* TASK BRIEF
Every line of the listing must be reproduced as it stands. Leave the images behind.

== DATA PROVIDED

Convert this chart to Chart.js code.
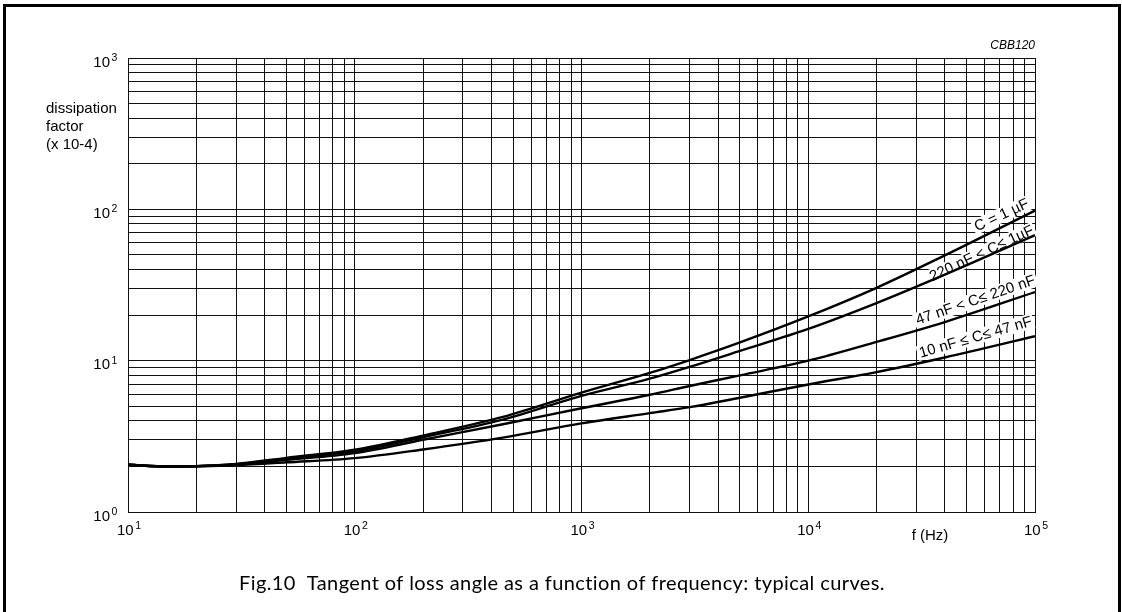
<!DOCTYPE html>
<html>
<head>
<meta charset="utf-8">
<script src="https://cdn.jsdelivr.net/npm/chart.js@4.4.0/dist/chart.umd.min.js"></script>
<style>
  html, body { margin: 0; padding: 0; background: #fff; }
  #wrap { width: 1122px; height: 612px; }
</style>
</head>
<body>
<div id="wrap"><canvas id="chart" width="1122" height="612"></canvas></div>
<script>
// frequency points (Hz)
const freqs = [10, 15, 20, 30, 50, 100, 200, 450, 1000, 2000, 3000, 5000, 10000, 20000, 40000, 100000];

// dissipation factor (x 10-4)
const c1uF     = [2.05, 2.0, 2.01, 2.08, 2.28, 2.58, 3.2, 4.25, 6.15, 8.3, 10.1, 13.2, 19.6, 30.3, 49.6, 98];
const c220nF   = [2.05, 2.0, 2.01, 2.07, 2.26, 2.52, 3.12, 4.08, 5.85, 7.6, 9.1, 11.6, 16.2, 24.0, 37.0, 67.5];
const c47nF    = [2.05, 2.0, 2.01, 2.06, 2.21, 2.45, 3.0, 3.8, 4.85, 5.95, 6.8, 8.0, 10.0, 13.3, 18.0, 28.4];
const c10nF    = [2.05, 2.0, 2.0, 2.04, 2.13, 2.27, 2.59, 3.1, 3.85, 4.5, 4.93, 5.69, 6.96, 8.4, 10.5, 14.5];

const curveLabels = ['C = 1 \u00b5F', '220 nF < C\u2264 1\u00b5F', '47 nF < C\u2264 220 nF', '10 nF \u2264 C\u2264 47 nF'];

// decade exponents for tick labels
const xDecades = [1, 2, 3, 4, 5];
const yDecades = [0, 1, 2, 3];

const yTitle = ['dissipation', 'factor', '(x 10-4)'];
const xTitle = 'f (Hz)';
const figCode = 'CBB120';
const caption = 'Fig.10  Tangent of loss angle as a function of frequency: typical curves.';

// label placement on the curves, in data units
const labelPos = [
    { f: 71300, v: 91, angle: -25 },
    { f: 58200, v: 50.9, angle: -25 },
    { f: 54700, v: 25.0, angle: -19 },
    { f: 54700, v: 14.2, angle: -16 }
];

const FONT = '"Liberation Sans", Arial, sans-serif';

function logTicks(min, max) {
    const out = [];
    for (let e = Math.round(Math.log10(min)); e < Math.round(Math.log10(max)); e++) {
        for (let m = 1; m < 10; m++) out.push({ value: m * Math.pow(10, e) });
    }
    out.push({ value: max });
    return out;
}

const toPts = vals => freqs.map((f, i) => ({ x: f, y: vals[i] }));

const lineStyle = {
    borderColor: '#000',
    borderWidth: 2.4,
    pointRadius: 0,
    fill: false,
    cubicInterpolationMode: 'monotone'
};

const decorations = {
    id: 'decorations',
    beforeDatasetsDraw(chart) {
        // white knockout boxes behind the curve labels
        const ctx = chart.ctx;
        const xs = chart.scales.x, ys = chart.scales.y;
        ctx.save();
        ctx.font = '15px ' + FONT;
        labelPos.forEach((p, i) => {
            const px = xs.getPixelForValue(p.f);
            const py = ys.getPixelForValue(p.v);
            const w = ctx.measureText(curveLabels[i]).width;
            ctx.save();
            ctx.translate(px, py);
            ctx.rotate(p.angle * Math.PI / 180);
            ctx.fillStyle = '#fff';
            ctx.fillRect(-w / 2 - 2, -8, w + 4, 15);
            ctx.fillStyle = '#000';
            ctx.textAlign = 'center';
            ctx.textBaseline = 'middle';
            ctx.fillText(curveLabels[i], 0, 0);
            ctx.restore();
        });
        ctx.restore();
    },
    afterDraw(chart) {
        const ctx = chart.ctx;
        const xs = chart.scales.x, ys = chart.scales.y;
        ctx.save();
        ctx.fillStyle = '#000';

        // y tick labels 10^n
        yDecades.forEach(d => {
            const py = ys.getPixelForValue(Math.pow(10, d));
            ctx.font = '15px ' + FONT;
            ctx.textAlign = 'right';
            ctx.textBaseline = 'alphabetic';
            ctx.fillText('10', 110, py + 8.5);
            ctx.font = '10.5px ' + FONT;
            ctx.textAlign = 'left';
            ctx.fillText(String(d), 111.5, py + 3);
        });

        // x tick labels 10^n
        xDecades.forEach(d => {
            const px = xs.getPixelForValue(Math.pow(10, d));
            ctx.font = '15px ' + FONT;
            ctx.textAlign = 'left';
            ctx.textBaseline = 'alphabetic';
            const w = ctx.measureText('10').width;
            ctx.fillText('10', px - 11, 535);
            ctx.font = '10.5px ' + FONT;
            ctx.fillText(String(d), px - 11 + w + 1.5, 529);
        });

        // axis titles
        ctx.font = '15px ' + FONT;
        ctx.textAlign = 'left';
        yTitle.forEach((t, i) => ctx.fillText(t, 46, 113 + i * 18));
        ctx.textAlign = 'center';
        ctx.fillText(xTitle, 930, 540);

        ctx.font = 'italic 12px ' + FONT;
        ctx.textAlign = 'right';
        ctx.fillText(figCode, xs.right, 49);

        ctx.font = '20px Lato, "Open Sans", sans-serif';
        ctx.letterSpacing = '0.4px';
        ctx.textAlign = 'center';
        ctx.fillText(caption, 562, 590);
        ctx.letterSpacing = '0px';

        // frame
        ctx.strokeStyle = '#000';
        ctx.lineWidth = 3;
        ctx.beginPath();
        ctx.moveTo(4.5, 612);
        ctx.lineTo(4.5, 5.5);
        ctx.lineTo(1119.5, 5.5);
        ctx.lineTo(1119.5, 612);
        ctx.stroke();
        ctx.restore();
    }
};

const gridOpts = { color: '#111', lineWidth: 1, drawTicks: false };

new Chart(document.getElementById('chart').getContext('2d'), {
    type: 'line',
    data: {
        datasets: [
            { ...lineStyle, label: curveLabels[0], data: toPts(c1uF) },
            { ...lineStyle, label: curveLabels[1], data: toPts(c220nF) },
            { ...lineStyle, label: curveLabels[2], data: toPts(c47nF) },
            { ...lineStyle, label: curveLabels[3], data: toPts(c10nF) }
        ]
    },
    options: {
        responsive: false,
        animation: false,
        layout: { padding: { top: 58, right: 87, left: 0, bottom: 0 } },
        plugins: { legend: { display: false }, tooltip: { enabled: false } },
        scales: {
            x: {
                type: 'logarithmic',
                min: 10,
                max: 100000,
                grid: gridOpts,
                border: { color: '#111', width: 1 },
                ticks: { display: false },
                afterBuildTicks: s => { s.ticks = logTicks(10, 100000); },
                afterFit: s => { s.height = 100; }
            },
            y: {
                type: 'logarithmic',
                min: 1,
                max: 1000,
                grid: gridOpts,
                border: { color: '#111', width: 1 },
                ticks: { display: false },
                afterBuildTicks: s => { s.ticks = logTicks(1, 1000); },
                afterFit: s => { s.width = 128; }
            }
        }
    },
    plugins: [decorations]
});
</script>
</body>
</html>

====

* EXERCISE OUTPUT
Convert this chart to Chart.js code.
<!DOCTYPE html>
<html>
<head>
<meta charset="utf-8">
<script src="https://cdn.jsdelivr.net/npm/chart.js@4.4.0/dist/chart.umd.min.js"></script>
<style>
  html, body { margin: 0; padding: 0; background: #fff; }
  #wrap { width: 1122px; height: 612px; }
</style>
</head>
<body>
<div id="wrap"><canvas id="chart" width="1122" height="612"></canvas></div>
<script>
// frequency points (Hz)
const freqs = [10, 15, 20, 30, 50, 100, 200, 450, 1000, 2000, 3000, 5000, 10000, 20000, 40000, 100000];

// dissipation factor (x 10-4)
const c1uF     = [2.05, 2.0, 2.01, 2.08, 2.28, 2.58, 3.2, 4.25, 6.15, 8.3, 10.1, 13.2, 19.6, 30.3, 49.6, 98];
const c220nF   = [2.05, 2.0, 2.01, 2.07, 2.26, 2.52, 3.12, 4.08, 5.85, 7.6, 9.1, 11.6, 16.2, 24.0, 37.0, 67.5];
const c47nF    = [2.05, 2.0, 2.01, 2.06, 2.21, 2.45, 3.0, 3.8, 4.85, 5.95, 6.8, 8.0, 10.0, 13.3, 18.0, 28.4];
const c10nF    = [2.05, 2.0, 2.0, 2.04, 2.13, 2.27, 2.59, 3.1, 3.85, 4.5, 4.93, 5.69, 6.96, 8.4, 10.5, 14.5];

const curveLabels = ['C = 1 \u00b5F', '220 nF < C\u2264 1\u00b5F', '47 nF < C\u2264 220 nF', '10 nF \u2264 C\u2264 47 nF'];

// decade exponents for tick labels
const xDecades = [1, 2, 3, 4, 5];
const yDecades = [0, 1, 2, 3];

const yTitle = ['dissipation', 'factor', '(x 10-4)'];
const xTitle = 'f (Hz)';
const figCode = 'CBB120';
const caption = 'Fig.10  Tangent of loss angle as a function of frequency: typical curves.';

// label placement on the curves, in data units
const labelPos = [
    { f: 71300, v: 91, angle: -25 },
    { f: 58200, v: 50.9, angle: -25 },
    { f: 54700, v: 25.0, angle: -19 },
    { f: 54700, v: 14.2, angle: -16 }
];

const FONT = '"Liberation Sans", Arial, sans-serif';

function logTicks(min, max) {
    const out = [];
    for (let e = Math.round(Math.log10(min)); e < Math.round(Math.log10(max)); e++) {
        for (let m = 1; m < 10; m++) out.push({ value: m * Math.pow(10, e) });
    }
    out.push({ value: max });
    return out;
}

const toPts = vals => freqs.map((f, i) => ({ x: f, y: vals[i] }));

const lineStyle = {
    borderColor: '#000',
    borderWidth: 2.4,
    pointRadius: 0,
    fill: false,
    cubicInterpolationMode: 'monotone'
};

const decorations = {
    id: 'decorations',
    beforeDatasetsDraw(chart) {
        // white knockout boxes behind the curve labels
        const ctx = chart.ctx;
        const xs = chart.scales.x, ys = chart.scales.y;
        ctx.save();
        ctx.font = '15px ' + FONT;
        labelPos.forEach((p, i) => {
            const px = xs.getPixelForValue(p.f);
            const py = ys.getPixelForValue(p.v);
            const w = ctx.measureText(curveLabels[i]).width;
            ctx.save();
            ctx.translate(px, py);
            ctx.rotate(p.angle * Math.PI / 180);
            ctx.fillStyle = '#fff';
            ctx.fillRect(-w / 2 - 2, -8, w + 4, 15);
            ctx.fillStyle = '#000';
            ctx.textAlign = 'center';
            ctx.textBaseline = 'middle';
            ctx.fillText(curveLabels[i], 0, 0);
            ctx.restore();
        });
        ctx.restore();
    },
    afterDraw(chart) {
        const ctx = chart.ctx;
        const xs = chart.scales.x, ys = chart.scales.y;
        ctx.save();
        ctx.fillStyle = '#000';

        // y tick labels 10^n
        yDecades.forEach(d => {
            const py = ys.getPixelForValue(Math.pow(10, d));
            ctx.font = '15px ' + FONT;
            ctx.textAlign = 'right';
            ctx.textBaseline = 'alphabetic';
            ctx.fillText('10', 110, py + 8.5);
            ctx.font = '10.5px ' + FONT;
            ctx.textAlign = 'left';
            ctx.fillText(String(d), 111.5, py + 3);
        });

        // x tick labels 10^n
        xDecades.forEach(d => {
            const px = xs.getPixelForValue(Math.pow(10, d));
            ctx.font = '15px ' + FONT;
            ctx.textAlign = 'left';
            ctx.textBaseline = 'alphabetic';
            const w = ctx.measureText('10').width;
            ctx.fillText('10', px - 11, 535);
            ctx.font = '10.5px ' + FONT;
            ctx.fillText(String(d), px - 11 + w + 1.5, 529);
        });

        // axis titles
        ctx.font = '15px ' + FONT;
        ctx.textAlign = 'left';
        yTitle.forEach((t, i) => ctx.fillText(t, 46, 113 + i * 18));
        ctx.textAlign = 'center';
        ctx.fillText(xTitle, 930, 540);

        ctx.font = 'italic 12px ' + FONT;
        ctx.textAlign = 'right';
        ctx.fillText(figCode, xs.right, 49);

        ctx.font = '20px Lato, "Open Sans", sans-serif';
        ctx.letterSpacing = '0.4px';
        ctx.textAlign = 'center';
        ctx.fillText(caption, 562, 590);
        ctx.letterSpacing = '0px';

        // frame
        ctx.strokeStyle = '#000';
        ctx.lineWidth = 3;
        ctx.beginPath();
        ctx.moveTo(4.5, 612);
        ctx.lineTo(4.5, 5.5);
        ctx.lineTo(1119.5, 5.5);
        ctx.lineTo(1119.5, 612);
        ctx.stroke();
        ctx.restore();
    }
};

const gridOpts = { color: '#111', lineWidth: 1, drawTicks: false };

new Chart(document.getElementById('chart').getContext('2d'), {
    type: 'line',
    data: {
        datasets: [
            { ...lineStyle, label: curveLabels[0], data: toPts(c1uF) },
            { ...lineStyle, label: curveLabels[1], data: toPts(c220nF) },
            { ...lineStyle, label: curveLabels[2], data: toPts(c47nF) },
            { ...lineStyle, label: curveLabels[3], data: toPts(c10nF) }
        ]
    },
    options: {
        responsive: false,
        animation: false,
        layout: { padding: { top: 58, right: 87, left: 0, bottom: 0 } },
        plugins: { legend: { display: false }, tooltip: { enabled: false } },
        scales: {
            x: {
                type: 'logarithmic',
                min: 10,
                max: 100000,
                grid: gridOpts,
                border: { color: '#111', width: 1 },
                ticks: { display: false },
                afterBuildTicks: s => { s.ticks = logTicks(10, 100000); },
                afterFit: s => { s.height = 100; }
            },
            y: {
                type: 'logarithmic',
                min: 1,
                max: 1000,
                grid: gridOpts,
                border: { color: '#111', width: 1 },
                ticks: { display: false },
                afterBuildTicks: s => { s.ticks = logTicks(1, 1000); },
                afterFit: s => { s.width = 128; }
            }
        }
    },
    plugins: [decorations]
});
</script>
</body>
</html>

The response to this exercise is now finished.